Similarly, the Settlement Agreement outlines minor changes to the
Town Board’s prior approvals for the East Village, but the number of market-rate
and affordable housing units and their general layout remain the same. Again, the
Town Board is not required to make these changes, but if it decides not to do so,
Summit Greenfield may have grounds for resuming litigation of its claims, if
certain other criteria specified in the Settlement Agreement are satisfied.

The Settlement Agreement also identifies non-binding milestones for
the Town Board’s consideration of Summit Greenfield’s retail rezoning petition
and proposed preliminary development concept plan for retail uses, and for the
Planning Board’s consideration of related applications for subdivision and site plan
approvals. The Town will not be in breach of the Settlement Agreement if the
Town Board and/or Planning Board fail to meet these milestones, but Summit
Greenfield can resume litigation of its claims if the Town Board and/or Planning
Board miss the milestones.

As noted above, under the Settlement Agreement, Summit Greenfield
will pay the Town $905,000 this year to settle the Town’s claim for approximately
$1.5 million in past due review fees. In the opinion of the Town’s attorneys, this
settlement amount is adequate and in the best interest of the Town in the context of
the settlement as a whole. It would cost the Town a substantial amount to litigate
this claim. The Town would bear these litigation costs because the Town’s
insurance does not cover attorneys fees for claims that the Town asserts, and the
costs would not be recoverable against Summit Greenfield. Another advantage of
the settlement is that the Town would receive payment this year, rather than at
some uncertain date years from now, after trial.

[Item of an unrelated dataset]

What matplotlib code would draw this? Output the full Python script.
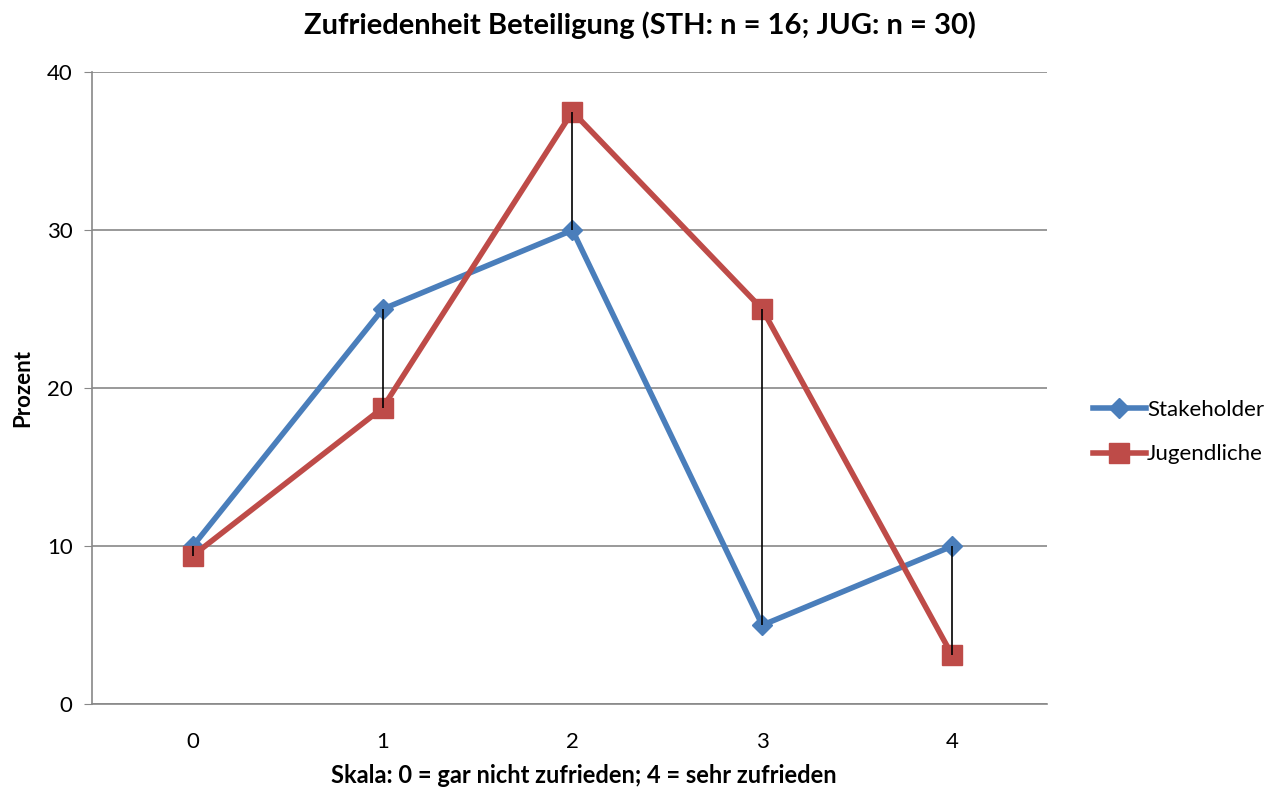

Likewise, suspension of Summit Greenfield’s claims for tens of
millions of dollars against the Town, in contemplation that they may ultimately be
dismissed, will result in an immediate and substantial reduction in the costs that the
Town would otherwise incur in defense of the claims. Although, the Town’s
insurance company has been providing defense counsel, the Town has borne the
cost of its other attorneys and staff who have been working with the Town’s
defense counsel, and that cost would increase if the cases move into depositions
and further discovery and possibly trial preparation.

The Settlement Agreement establishes a fee schedule for specified
aspects of Summit Greenfield’s development. In general, the fee schedule simply
follows the Town’s Master Fee Schedule and therefore does not constitute a
“compromise” on the part of either the Town or Summit Greenfield; the
specification of the applicable fees is intended merely to reduce the potential for
disputes about the fees. Notably, however, the Settlement Agreement requires
Summit Greenfield to pay a recreation fee of $100,000 for the East Village
development, which again eliminates a potential future controversy given the
recreational amenities that are included in the East Village proposal.

Finally, the Settlement Agreement does not settle Summit
Greenfield’s tax certiorari claims, which will be litigated (or settled) separately.
Because these claims have been de-linked from the matters addressed in the
Settlement Agreement, the Town and the Chappaqua Central School District will
continue their joint efforts to resolve them. Of course, if a rezoning is approved, it
will be with the expectation that the value of the Chappaqua Crossing property will
be stabilized and that we will avoid these sorts of serial tax certiorari claims in the
future.

With the Town’s review fees claim resolved, and with the prior
litigations suspended and subject to dismissal, all parties, including the Town,
Summit Greenfield and the citizens of New Castle, will be able to focus on the
current retail proposal for the site. The Town Board will hold one or more public
hearings on the retail proposal and all aspects of Summit Greenfield’s petition after
a DSEIS is determined to be complete.